Why this concentration matters for tenants
When cash buyers cluster in a micro-market, they create conditions that consistently benefit tenants in two concrete ways.
Rent stability: Cash-bought properties carry no bank debt, which means landlords are not under pressure to pass on interest rate increases through erratic rent hikes. In areas like Jahi and Katampe Extension, this produces more predictable, stable tenancy terms — landlords in these pockets are more open to 2–3 year agreements with agreed escalation caps than those managing debt-financed portfolios.
Upgraded building quality: Diaspora and high-net-worth buyers purchasing for rental income are outfitting properties to attract quality tenants in a competitive market. Solar power integration, smart access control, fitted kitchens, and inverter-ready electrical systems are now appearing as standard in new cash-buyer stock in Jahi, Wuye, and Katampe Extension — not as premium extras. If you are searching for well-specified properties for rent in Abuja, these are the neighbourhoods where your search effort is most likely to be rewarded.
Liquidity signals every renter and investor should read
Rather than relying on broad Abuja market averages — which blend the fast-moving and slow-moving ends of the market together — watch for these neighbourhood-level signals:
Time-to-close by neighbourhood
The gap between listing date and sale completion tells you how liquid a market is. In the hotspot neighbourhoods above, properties with clean documentation and realistic pricing are closing in 3–6 weeks. In areas with title uncertainty or infrastructure gaps, the same transaction routinely takes 4–6 months. For renters, a high-liquidity neighbourhood signals that landlords are financially well-positioned and that the building ownership is unlikely to be disrupted by a forced sale or inheritance dispute during your tenancy.

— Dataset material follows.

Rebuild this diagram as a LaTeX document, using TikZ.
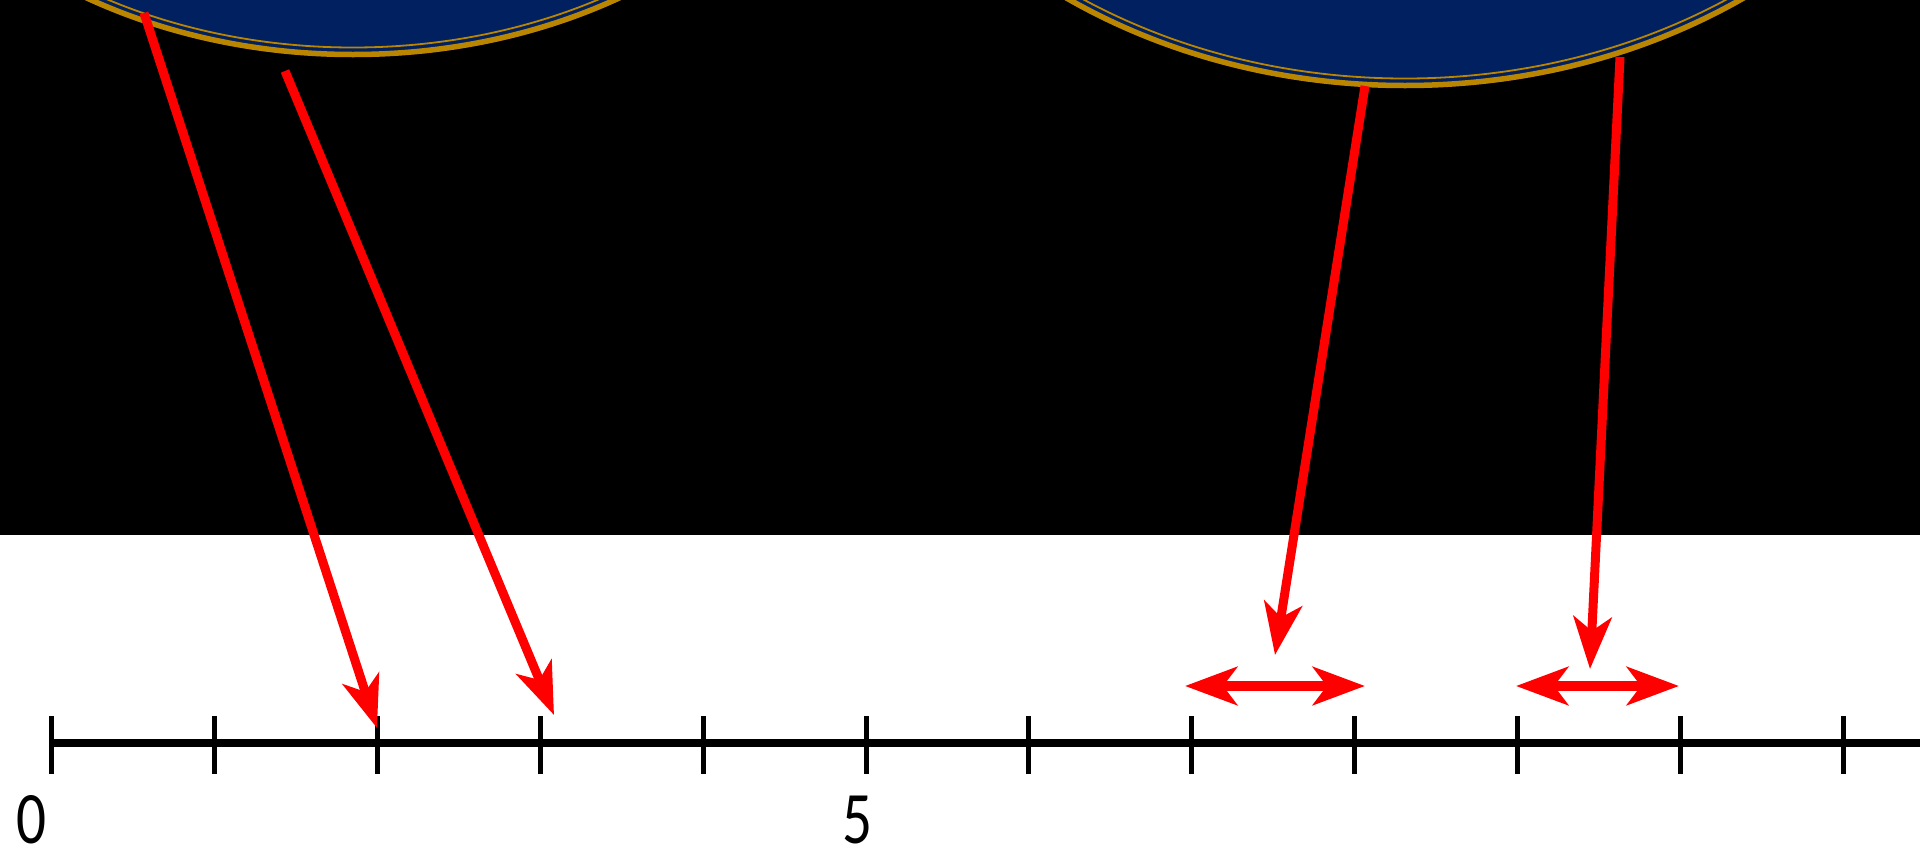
\documentclass[tikz,border=0pt]{standalone}
\usepackage{graphicx}
\usepackage{fontspec}
\setmainfont{Carlito}
\usetikzlibrary{arrows.meta}
\definecolor{navy}{RGB}{0,32,96}
\definecolor{gold}{RGB}{186,134,0}
\definecolor{redc}{RGB}{255,0,0}
\newcommand{\narrowdigit}[1]{\scalebox{0.8}[1]{#1}}
\begin{document}
\begin{tikzpicture}[x=1pt,y=-1pt,
  tip/.tip={Stealth[length=52pt,width=38pt,inset=14pt]},
  ptr/.style={draw=redc, line width=9pt, -tip},
  dbl/.style={draw=redc, line width=9.5pt, tip-tip},
  tickmark/.style={line width=5pt, draw=black},
  axis/.style={line width=8.5pt, draw=black},
  coin/.style={fill=navy},
  rimout/.style={draw=gold, line width=5.5pt},
  rimin/.style={draw=gold, line width=1.8pt},
  lbl/.style={font=\fontsize{74}{80}\selectfont, anchor=base, inner sep=0pt}]
\useasboundingbox (0,0) rectangle (1920,849);
\fill[white] (0,0) rectangle (1920,849);
\fill[black] (0,0) rectangle (1920,535);
% left coin
\fill[coin] (353,-343) ellipse [x radius=520, y radius=400];
\draw[rimout] (353,-343) ellipse [x radius=517.5, y radius=397.5];
\draw[rimin] (353,-343) ellipse [x radius=510.5, y radius=390.5];
% right coin
\fill[coin] (1405,-412) ellipse [x radius=600, y radius=500];
\draw[rimout] (1405,-412) ellipse [x radius=597.5, y radius=497.5];
\draw[rimin] (1405,-412) ellipse [x radius=590.5, y radius=490.5];
% number line
\draw[axis] (51.5,743) -- (1920,743);
\foreach \k in {0,...,11}
  \draw[tickmark] ({51.5+162.9*\k},716) -- ({51.5+162.9*\k},774);
\node[lbl] (l0) at (32,843) {\narrowdigit{0}};
\node[lbl] (l5) at (857,843) {\narrowdigit{5}};
% arrows
\coordinate (s1) at (144,13);
\coordinate (t1) at (377,728);
\coordinate (s2) at (285,71);
\coordinate (t2) at (554,715);
\coordinate (s3) at (1365,86);
\coordinate (t3) at (1275,655);
\coordinate (s4) at (1620,57);
\coordinate (t4) at (1590,669);
\coordinate (d1a) at (1185,686);
\coordinate (d1b) at (1365,686);
\coordinate (d2a) at (1516,686);
\coordinate (d2b) at (1679,686);
\draw[ptr] (s1) -- (t1);
\draw[ptr] (s2) -- (t2);
\draw[ptr] (s3) -- (t3);
\draw[ptr] (s4) -- (t4);
\draw[dbl] (d1a) -- (d1b);
\draw[dbl] (d2a) -- (d2b);
\end{tikzpicture}
\end{document}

The asking-versus-closing price gap
Across Abuja, properties typically close at around 8% below asking price. In cash-buyer hotspots, that gap narrows to 3–4% — a direct reflection of competitive buyer pressure. Watching where this gap is narrowing tells you which neighbourhoods are building momentum before the wider market catches up. For investors, entering a sub-market while the gap is still narrowing (rather than after it has already compressed) is where the timing advantage is.
Price revision frequency
A property that holds its asking price for 30+ days without revision in a normally active neighbourhood is a positive signal — it indicates “sticky liquidity”, meaning the market is supporting that valuation without the seller needing to discount to generate interest. Conversely, a street where listings are revised downward within two weeks signals weak demand that the headline neighbourhood story does not reflect.
Depth of serious viewing activity
Verified viewings — where a prospective buyer or tenant has physically visited the property and engaged with the agent — are a leading indicator of transaction volume. A high ratio of verified viewings to listings in a neighbourhood signals genuine demand, not speculative listing activity. Cabans tracks verified engagement on listings to reflect the most actively transacting parts of the Abuja market.
What to budget when renting in a high-liquidity Abuja zone
Properties in cash-buyer hotspots are professionally managed and priced accordingly. When budgeting for a rental in Katampe Extension, Jahi, Mabushi, or central Gwarinpa, include:
- Annual rent: The headline figure. Most Abuja landlords require 1 year upfront; premium estates may require 2.
- Agency fee: 10% of annual rent, paid to the letting agent.
- Legal fee: 10% of annual rent, covering the tenancy agreement. Do not waive independent legal review on any Abuja tenancy — the standard agreement terms vary widely and some landlord-drafted agreements are heavily one-sided.
- Caution / security deposit: Typically 5–10% of annual rent, refundable on exit subject to condition. Confirm refund conditions in writing before paying.
- Service charge: In managed estates — standard in high-liquidity zones — this covers security, estate maintenance, and generator infrastructure. Ranges from ₦200,000 to ₦1,200,000 per annum. Always ask for the last 12 months of service charge statements to check the trajectory, not just the current rate.
A practical rule: budget your total first-year outlay as rent × 1.25–1.30. A property listed at ₦4,000,000 per annum in Jahi will realistically cost ₦5,000,000–₦5,200,000 to move into once all fees are included. For a full neighbourhood-by-neighbourhood rent breakdown across Abuja, see the Abuja Rent Cost Guide.
Where each area sits in the Abuja market today
Katampe Extension and Mabushi have moved past the “emerging” label. They are now established sub-markets with consistent cash buyer demand, reliable transaction velocity, and rental stock that meets the standard expectations of professional and expatriate tenants. Jahi is close behind. Wuye and Utako remain the best value-for-money option for tenants who want professional-quality management without paying Katampe Extension or Mabushi premium pricing.
For investors, the current opportunity is in areas still in transition — pockets of Jahi and outer Gwarinpa where clean-title stock is appearing at prices that have not yet fully reflected the surrounding cash buyer momentum. Those windows close as the market catches up.